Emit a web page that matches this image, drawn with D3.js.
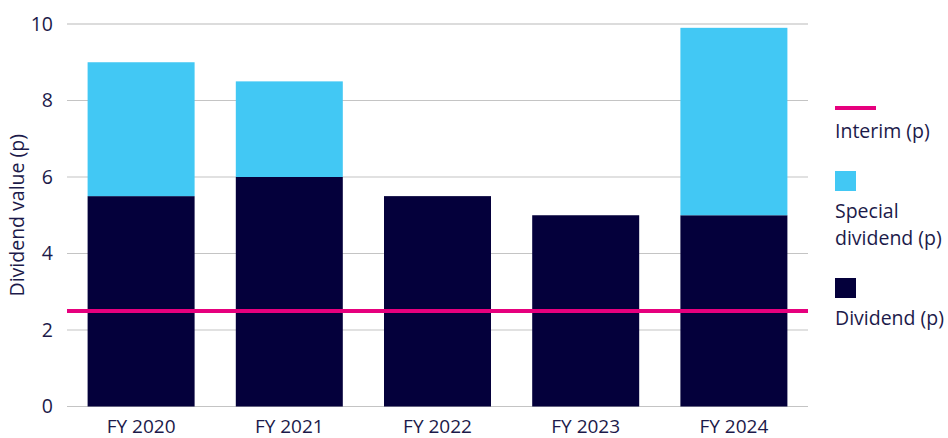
<!DOCTYPE html>
<html>
<head>
<meta charset="utf-8">
<script src="https://cdn.jsdelivr.net/npm/d3@7"></script>
<style>
  body { margin: 0; background: #fff; }
  text { font-family: "Open Sans", Lato, sans-serif; fill: #1c1a4a; }
</style>
</head>
<body>
<div id="chart"></div>
<script>
// Data
const years = ['FY 2020', 'FY 2021', 'FY 2022', 'FY 2023', 'FY 2024'];
const dividend = [5.5, 6.0, 5.5, 5.0, 5.0];
const special = [3.5, 2.5, 0, 0, 4.9];
const interim = 2.5;
const yTicks = [0, 2, 4, 6, 8, 10];

const colors = { dividend: '#04003b', special: '#42c8f4', interim: '#e6007e' };
const fontSize = 19.5;

// Plot area
const margin = { top: 24, right: 140, bottom: 31.5, left: 67 };
const W = 948, H = 438;
const width = W - margin.left - margin.right;
const height = H - margin.top - margin.bottom;

const svg = d3.select('#chart')
    .append('svg')
    .attr('width', W)
    .attr('height', H);

const g = svg.append('g')
    .attr('transform', `translate(${margin.left}, ${margin.top})`);

// Scales
const x = d3.scaleBand()
    .domain(years)
    .range([0, width])
    .paddingInner(0.278)
    .paddingOuter(0.139);
const y = d3.scaleLinear()
    .domain([0, 10])
    .range([height, 0]);

// Gridlines
g.selectAll('.grid')
    .data(yTicks)
    .enter().append('line')
    .attr('x1', 0)
    .attr('x2', width)
    .attr('y1', d => y(d))
    .attr('y2', d => y(d))
    .attr('stroke', d => d === 10 ? '#dcdcdc' : '#c4c4c4')
    .attr('stroke-width', d => d === 10 ? 2 : 1.2);

// Y-axis labels
g.selectAll('.ylab')
    .data(yTicks)
    .enter().append('text')
    .attr('x', -14)
    .attr('y', d => y(d))
    .attr('dy', '0.35em')
    .attr('text-anchor', 'end')
    .attr('font-size', fontSize)
    .text(d => d);

// Stacked bars
const stacked = years.map((yr, i) => ({ yr, div: dividend[i], sp: special[i] }));
g.selectAll('.bar-div')
    .data(stacked)
    .enter().append('rect')
    .attr('x', d => x(d.yr))
    .attr('y', d => y(d.div))
    .attr('width', x.bandwidth())
    .attr('height', d => y(0) - y(d.div))
    .attr('fill', colors.dividend);
g.selectAll('.bar-sp')
    .data(stacked.filter(d => d.sp > 0))
    .enter().append('rect')
    .attr('x', d => x(d.yr))
    .attr('y', d => y(d.div + d.sp))
    .attr('width', x.bandwidth())
    .attr('height', d => y(d.div) - y(d.div + d.sp))
    .attr('fill', colors.special);

// Interim line
g.append('line')
    .attr('x1', 0)
    .attr('x2', width)
    .attr('y1', y(interim))
    .attr('y2', y(interim))
    .attr('stroke', colors.interim)
    .attr('stroke-width', 4);

// X-axis labels (kept just inside the bottom edge)
g.selectAll('.xlab')
    .data(years)
    .enter().append('text')
    .attr('x', d => x(d) + x.bandwidth() / 2)
    .attr('y', height + 26)
    .attr('text-anchor', 'middle')
    .attr('font-size', 19)
    .text(d => d);

// Y-axis title
svg.append('text')
    .attr('transform', `translate(24, ${margin.top + height / 2}) rotate(-90)`)
    .attr('text-anchor', 'middle')
    .attr('font-size', fontSize)
    .text('Dividend value (p)');

// Legend
const lg = svg.append('g').attr('transform', 'translate(835, 0)');
lg.append('line')
    .attr('x1', 0).attr('x2', 41)
    .attr('y1', 108).attr('y2', 108)
    .attr('stroke', colors.interim)
    .attr('stroke-width', 4);
lg.append('text').attr('x', 0).attr('y', 138).attr('font-size', fontSize).text('Interim (p)');
lg.append('rect').attr('x', 0).attr('y', 171).attr('width', 21).attr('height', 20).attr('fill', colors.special);
lg.append('text').attr('x', 0).attr('y', 218).attr('font-size', fontSize).text('Special');
lg.append('text').attr('x', 0).attr('y', 245).attr('font-size', fontSize).text('dividend (p)');
lg.append('rect').attr('x', 0).attr('y', 278).attr('width', 21).attr('height', 20).attr('fill', colors.dividend);
lg.append('text').attr('x', 0).attr('y', 325).attr('font-size', fontSize).text('Dividend (p)');
</script>
</body>
</html>
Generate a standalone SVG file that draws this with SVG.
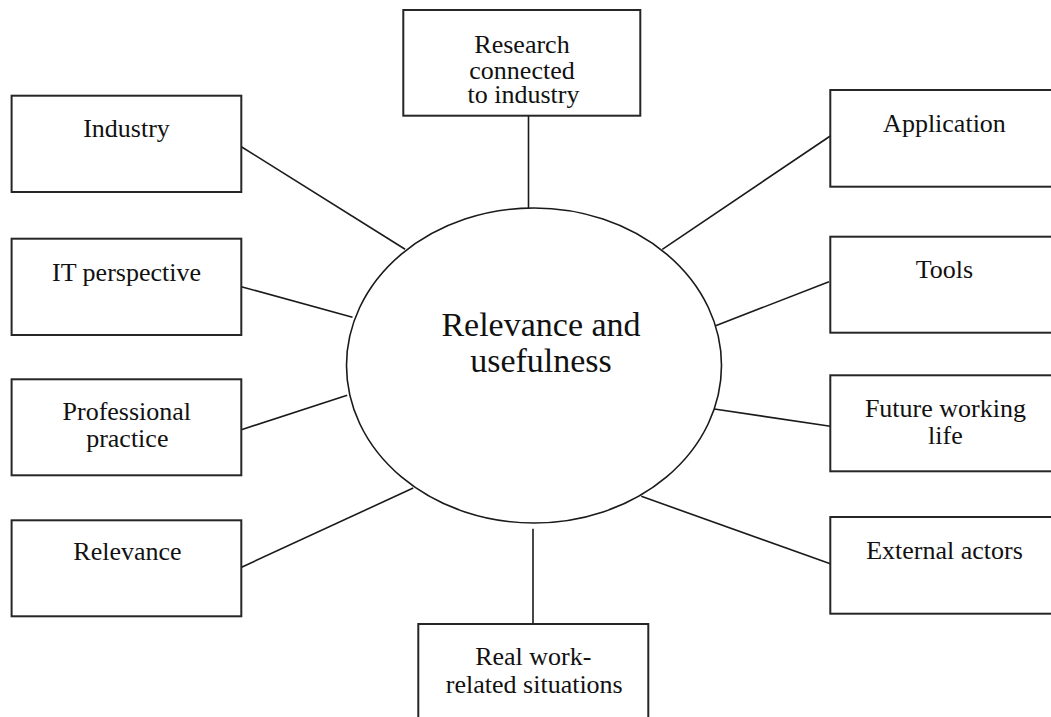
+ + + + + + +
* [What the exercise asks] Reproduce all entries without any change, and omit the pictures.

* [Written answer]
Emit a web page that matches this image, drawn with D3.js.
<!DOCTYPE html>
<html>
<head>
<meta charset="utf-8">
<script src="https://cdn.jsdelivr.net/npm/d3@7"></script>
<style>
  body { margin: 0; background: #fff; }
  text { font-family: "Open Sans", Lato, sans-serif; fill: #1c1a4a; }
</style>
</head>
<body>
<div id="chart"></div>
<script>
// Data
const years = ['FY 2020', 'FY 2021', 'FY 2022', 'FY 2023', 'FY 2024'];
const dividend = [5.5, 6.0, 5.5, 5.0, 5.0];
const special = [3.5, 2.5, 0, 0, 4.9];
const interim = 2.5;
const yTicks = [0, 2, 4, 6, 8, 10];

const colors = { dividend: '#04003b', special: '#42c8f4', interim: '#e6007e' };
const fontSize = 19.5;

// Plot area
const margin = { top: 24, right: 140, bottom: 31.5, left: 67 };
const W = 948, H = 438;
const width = W - margin.left - margin.right;
const height = H - margin.top - margin.bottom;

const svg = d3.select('#chart')
    .append('svg')
    .attr('width', W)
    .attr('height', H);

const g = svg.append('g')
    .attr('transform', `translate(${margin.left}, ${margin.top})`);

// Scales
const x = d3.scaleBand()
    .domain(years)
    .range([0, width])
    .paddingInner(0.278)
    .paddingOuter(0.139);
const y = d3.scaleLinear()
    .domain([0, 10])
    .range([height, 0]);

// Gridlines
g.selectAll('.grid')
    .data(yTicks)
    .enter().append('line')
    .attr('x1', 0)
    .attr('x2', width)
    .attr('y1', d => y(d))
    .attr('y2', d => y(d))
    .attr('stroke', d => d === 10 ? '#dcdcdc' : '#c4c4c4')
    .attr('stroke-width', d => d === 10 ? 2 : 1.2);

// Y-axis labels
g.selectAll('.ylab')
    .data(yTicks)
    .enter().append('text')
    .attr('x', -14)
    .attr('y', d => y(d))
    .attr('dy', '0.35em')
    .attr('text-anchor', 'end')
    .attr('font-size', fontSize)
    .text(d => d);

// Stacked bars
const stacked = years.map((yr, i) => ({ yr, div: dividend[i], sp: special[i] }));
g.selectAll('.bar-div')
    .data(stacked)
    .enter().append('rect')
    .attr('x', d => x(d.yr))
    .attr('y', d => y(d.div))
    .attr('width', x.bandwidth())
    .attr('height', d => y(0) - y(d.div))
    .attr('fill', colors.dividend);
g.selectAll('.bar-sp')
    .data(stacked.filter(d => d.sp > 0))
    .enter().append('rect')
    .attr('x', d => x(d.yr))
    .attr('y', d => y(d.div + d.sp))
    .attr('width', x.bandwidth())
    .attr('height', d => y(d.div) - y(d.div + d.sp))
    .attr('fill', colors.special);

// Interim line
g.append('line')
    .attr('x1', 0)
    .attr('x2', width)
    .attr('y1', y(interim))
    .attr('y2', y(interim))
    .attr('stroke', colors.interim)
    .attr('stroke-width', 4);

// X-axis labels (kept just inside the bottom edge)
g.selectAll('.xlab')
    .data(years)
    .enter().append('text')
    .attr('x', d => x(d) + x.bandwidth() / 2)
    .attr('y', height + 26)
    .attr('text-anchor', 'middle')
    .attr('font-size', 19)
    .text(d => d);

// Y-axis title
svg.append('text')
    .attr('transform', `translate(24, ${margin.top + height / 2}) rotate(-90)`)
    .attr('text-anchor', 'middle')
    .attr('font-size', fontSize)
    .text('Dividend value (p)');

// Legend
const lg = svg.append('g').attr('transform', 'translate(835, 0)');
lg.append('line')
    .attr('x1', 0).attr('x2', 41)
    .attr('y1', 108).attr('y2', 108)
    .attr('stroke', colors.interim)
    .attr('stroke-width', 4);
lg.append('text').attr('x', 0).attr('y', 138).attr('font-size', fontSize).text('Interim (p)');
lg.append('rect').attr('x', 0).attr('y', 171).attr('width', 21).attr('height', 20).attr('fill', colors.special);
lg.append('text').attr('x', 0).attr('y', 218).attr('font-size', fontSize).text('Special');
lg.append('text').attr('x', 0).attr('y', 245).attr('font-size', fontSize).text('dividend (p)');
lg.append('rect').attr('x', 0).attr('y', 278).attr('width', 21).attr('height', 20).attr('fill', colors.dividend);
lg.append('text').attr('x', 0).attr('y', 325).attr('font-size', fontSize).text('Dividend (p)');
</script>
</body>
</html>
Generate a standalone SVG file that draws this with SVG.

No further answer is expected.